In Southern Maryland, skinny Calvert County scratches at the Chesapeake Bay and the Patuxent River. This is a gentle landscape ('user-friendly' as a local ranger puts it) of low-lying forests, estuarine marshes and placid waters, but there is one rugged feature: the 10- to 20-million-year-old Calvert cliffs. These burnt-umber pillars stretch along the coast for some 24 miles, and form the seminal landscape feature of Calvert Cliffs State Park, where they front the water and a pebbly, honey-sand beach scattered with driftwood and drying beds of kelp.
Back in the day (10 to 20 million years ago that is), this entire peninsula sat submerged under a warm sea. Eventually, that sea receded but when it did it left the fossilized remains of thousands of prehistoric creatures embedded in the cliffs. Fast forward to the 21st-century, and one of the favorite activities of Southern Maryland families is coming to this state park, strolling across the sand and plucking out fossils and sharks' teeth from the pebbly debris near the base of the cliffs, at the end of the Red Trail. Note that you are allowed to hunt and collect fossils on the beach, but you cannot dig into the cliffs or hunt below the cliffs. Check the website for the location of the beach and other specifics.
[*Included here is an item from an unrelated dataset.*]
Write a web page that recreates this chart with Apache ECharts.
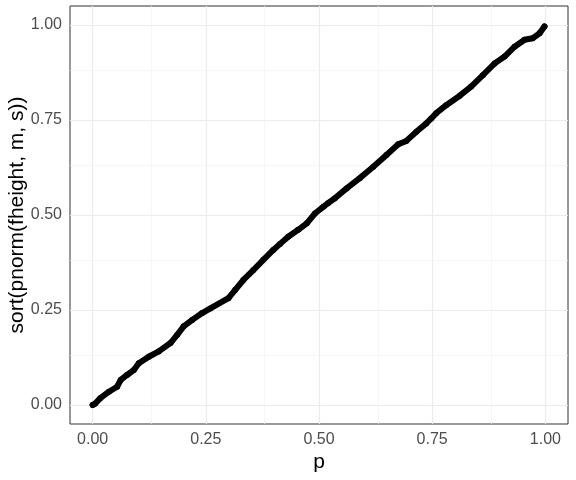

More than 600 species of fossils have been identified at the park. In addition, a full 1079 acres and 13 miles of the park are set aside for trails and hiking and biking, and it's not uncommon to see locals riding horses here as well.
While the park is pet and family friendly, fair warning: it's a 1.8-mile walk from the parking lot to the open beach and the cliffs, so this may not be the best spot to go fossil hunting with very small children unless they can handle the walk. Also: do not try and climb the cliffs, as erosion makes this an unstable, and unsafe prospect.
The park is 75 miles south of Baltimore via US 301 and MD-4.